Assim sendo, muito embora afirme o recorrido que o autor não teria atingido o resultado pois não se dedicou suficientemente aos estudos, plenamente admissível um consumidor mais desavisado nutrir a legítima expectativa de ler 2.000 palavras por minuto.
Dessa forma, deve ser reformada a sentença para não apenas declarar rescindido o contrato, mas também determinar a restituição da quantia paga, tendo em vista o disposto no art. 20, inciso II, do Código de Defesa do Consumidor (Lei nº 8.078/90).
Também se mostra adequada a indenização fixada a título de danos morais, não apenas para reparar o autor, que se viu ludibriado e constrangido diante de seu círculo social, mas também para coibir a conduta da requerida.
Não se questiona que o método adotado pela empresa possa melhorar a rapidez e a qualidade da leitura de seus alunos.
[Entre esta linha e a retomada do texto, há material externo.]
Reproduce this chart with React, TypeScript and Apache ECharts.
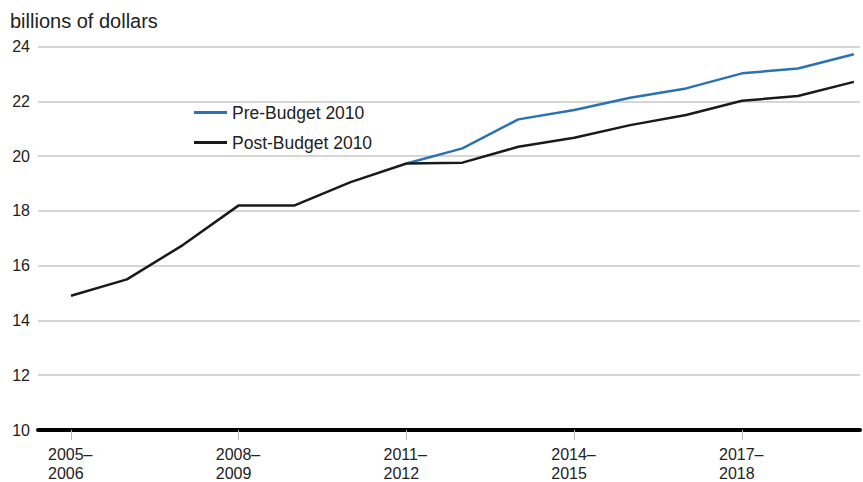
import React, { useEffect, useRef } from "react";
import * as echarts from "echarts";

const fiscalYears = [
  "2005–2006", "2006–2007", "2007–2008", "2008–2009", "2009–2010",
  "2010–2011", "2011–2012", "2012–2013", "2013–2014", "2014–2015",
  "2015–2016", "2016–2017", "2017–2018", "2018–2019", "2019–2020",
];
const labelledIndexes = [0, 3, 6, 9, 12];
const preBudget = [null, null, null, null, null, null, 19.73, 20.28, 21.34, 21.68, 22.13, 22.47, 23.02, 23.2, 23.72];
const postBudget = [14.9, 15.5, 16.75, 18.2, 18.2, 19.05, 19.73, 19.76, 20.34, 20.67, 21.13, 21.5, 22.02, 22.19, 22.71];
const yTicks = [10, 12, 14, 16, 18, 20, 22, 24];
const seriesNames = ["Pre-Budget 2010", "Post-Budget 2010"];
const unitLabel = "billions of dollars";

const FONT = "'Liberation Sans', Arial, Helvetica, sans-serif";
const TEXT = "#222";

export default function App() {
  const ref = useRef<HTMLDivElement>(null);
  useEffect(() => {
    if (!ref.current) return;
    const chart = echarts.init(ref.current, undefined, { renderer: "svg" });
    const toPairs = (arr: (number | null)[]) =>
      arr.map((v, i) => [i, v]).filter((p) => p[1] !== null);
    chart.setOption({
      animation: false,
      backgroundColor: "#fff",
      textStyle: { fontFamily: FONT },
      title: {
        text: unitLabel,
        left: 10,
        top: 10.5,
        padding: 0,
        textStyle: { fontSize: 20, fontWeight: "normal", color: TEXT, fontFamily: FONT },
      },
      legend: {
        orient: "vertical",
        left: 194,
        top: 102.5,
        padding: 0,
        itemWidth: 33,
        itemHeight: 3,
        itemGap: 10,
        icon: "rect",
        data: seriesNames,
        textStyle: { fontSize: 17.5, color: TEXT, fontFamily: FONT, lineHeight: 20 },
      },
      grid: {
        left: 38,
        right: 3,
        top: 46.5,
        bottom: 52,
        containLabel: false,
        outerBoundsMode: "none",
      },
      xAxis: {
        type: "value",
        min: -0.59,
        max: 14.11,
        splitLine: { show: false },
        axisLine: { show: true, onZero: false, lineStyle: { color: "#000", width: 4 } },
        axisTick: {
          show: true,
          customValues: labelledIndexes,
          length: 10,
          lineStyle: { color: "#bbb", width: 1 },
        },
        axisLabel: {
          customValues: labelledIndexes,
          formatter: (v: number) => {
            const s = fiscalYears[Math.round(v)] || "";
            const [a, b] = s.split("–");
            return `{t|${a}–}\n{t|${b}}`;
          },
          rich: {
            t: { width: 46, align: "left", fontSize: 16, lineHeight: 19, color: TEXT, fontFamily: FONT },
          },
          fontSize: 16,
          lineHeight: 19,
          color: TEXT,
          margin: 15,
          fontFamily: FONT,
        },
      },
      yAxis: {
        type: "value",
        min: yTicks[0],
        max: yTicks[yTicks.length - 1],
        interval: 2,
        axisLine: { show: false },
        axisTick: { show: false },
        axisLabel: { fontSize: 16, color: TEXT, margin: 8, fontFamily: FONT },
        splitLine: { lineStyle: { color: "#c8c8c8", width: 1.5 } },
      },
      series: [
        {
          name: seriesNames[0],
          type: "line",
          data: toPairs(preBudget),
          showSymbol: false,
          symbol: "none",
          lineStyle: { color: "#2b72b5", width: 2.5 },
          itemStyle: { color: "#2b72b5" },
          z: 2,
        },
        {
          name: seriesNames[1],
          type: "line",
          data: toPairs(postBudget),
          showSymbol: false,
          symbol: "none",
          lineStyle: { color: "#1a1a1a", width: 2.5 },
          itemStyle: { color: "#1a1a1a" },
          z: 3,
        },
      ],
    });
    return () => chart.dispose();
  }, []);
  return (
    <div
      ref={ref}
      style={{ position: "fixed", left: 0, top: 0, width: 863, height: 482 }}
    />
  );
}
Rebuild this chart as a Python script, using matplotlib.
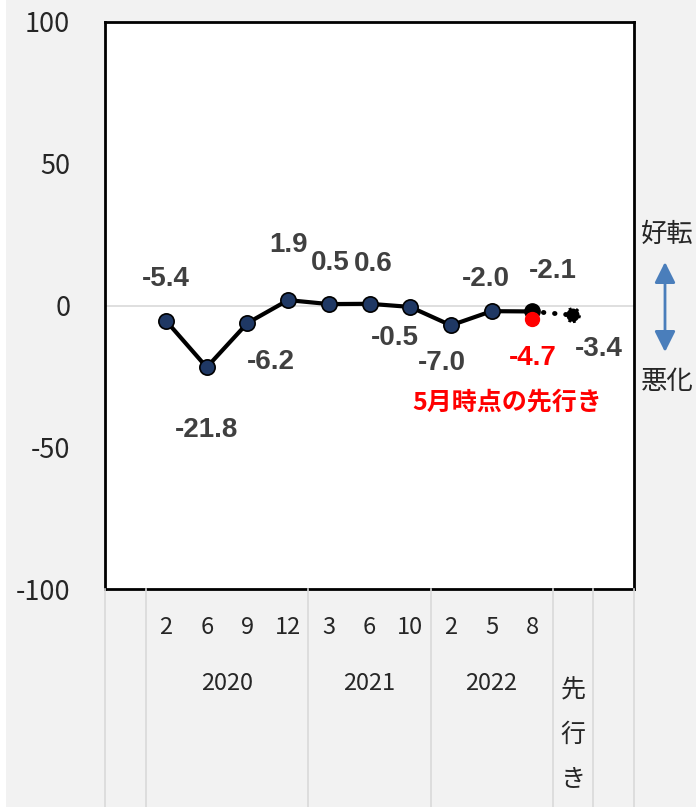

Porém, não há qualquer prova de que o método gere resultados tão extraordinários quanto os anunciados. E, diante da abusividade da publicidade veiculada pelo requerido. “
Assim, tenho que a ação deva ser julgada procedente, para declarar rescindido o contrato, para condenar que a ré a restituir os valores integralmente pagos pela ré, declinados nos docs. de fls. 21, 24/29.
Deverá, contudo a demandante, restituir à demandada, o material didático objeto da nota de remessa de fl. 23 em até 10 dias após o trânsito em julgado desta decisão.
Em relação aos danos morais também procede a pretensão, não sendo justo não é justo que se limite a condenação ao pedido á restituição do valor pago, deve-se, sim, estabelecer uma punição a fim de que seja revista a conduta comercial, onde se oferece algo e entrega-se outra coisa, especialmente no caso da demandada que, pelo visto possui diversas ações contra si(fl.35), presumindo estar violando o direito do consumidor à informação adequada e clara acerca do produto, induzindo-o ao erro com o único intuito de satisfazer seus interesses econômicos.
Passo a fixar do montante indenizatório, o que faço ante ao princípio que deverá atender aos fins a que se presta, em princípio, oferecendo compensação ao lesado, atenuando seu sofrimento, e, quanto ao causador do dano, tem caráter sancionatório com a finalidade de que o agente não pratique mais o ato lesivo. Ademais, leva-se em consideração ainda a condição econômica da vítima e do ofensor, o grau de culpa, a extensão do dano, a finalidade da sanção reparatória e os princípios da razoabilidade e da proporcionalidade.
O Novo Código Civil, especificamente nos dispositivos 944, § único e 953, § único, refere expressamente a necessidade de aplicação da eqüidade como parâmetro oferecido ao juiz para a fixação da indenização do dano moral, daí resulta a imprescindibilidade de serem consideradas as condições econômicas e sociais do agressor, bem como a gravidade da falta cometida, segundo critérios que evitem tanto o enriquecimento indevido de uma das partes como o arbitramento de sanções desproporcionais.
No caso em análise, a responsabilização pelos prejuízos extrapatrimoniais não tem apenas a finalidade reparatória, atendendo, também, ao caráter punitivo e sancionatório que integra essa forma de indenização.
Assim, considerando os danos experimentados pela parte requerente e a natureza lenitiva da medida, o valor de R$ 2.000,00 (dois mil reais), sob a ótica dessa julgadora, mostra-se adequado e atende a finalidade do instituto, e em observância aos critérios de proporcionalidade e razoabilidade.
Em face do exposto, opino pela procedência da ação para declarar a rescisão contratual e para condenar a ré a restituir ao autor o valor pago pelo curso (R$ 3.000,00 – fls. 21, 24/29), corrigido pelo IGP-M desde cada desembolso e acrescido de juros de 12% ao ano desde a citação. Ainda, para condenar a ré a pagar à autora indenização por danos morais no valor de R$ 2.000,00 (dois mil reais), corrigida pelo IGP-M desde a publicação desta decisão e acrescido de juros de 12% ao ano desde a citação.
Deverá a autora no prazo de 10 dias após o trânsito em julgado desta decisão restituir o material didático objeto da nota de remessa de fl. 23.
Fica a demandada advertida de que o não cumprimento espontâneo desta decisão após o trânsito em julgado acarretará na aplicação de multa de 10%(art. 475-J, CPC.
Esta é a decisão que nos termos do art. 40 da Lei 9.009-95 submeto a homologação do titular.
Novo Hamburgo, 17 de setembro de 2010.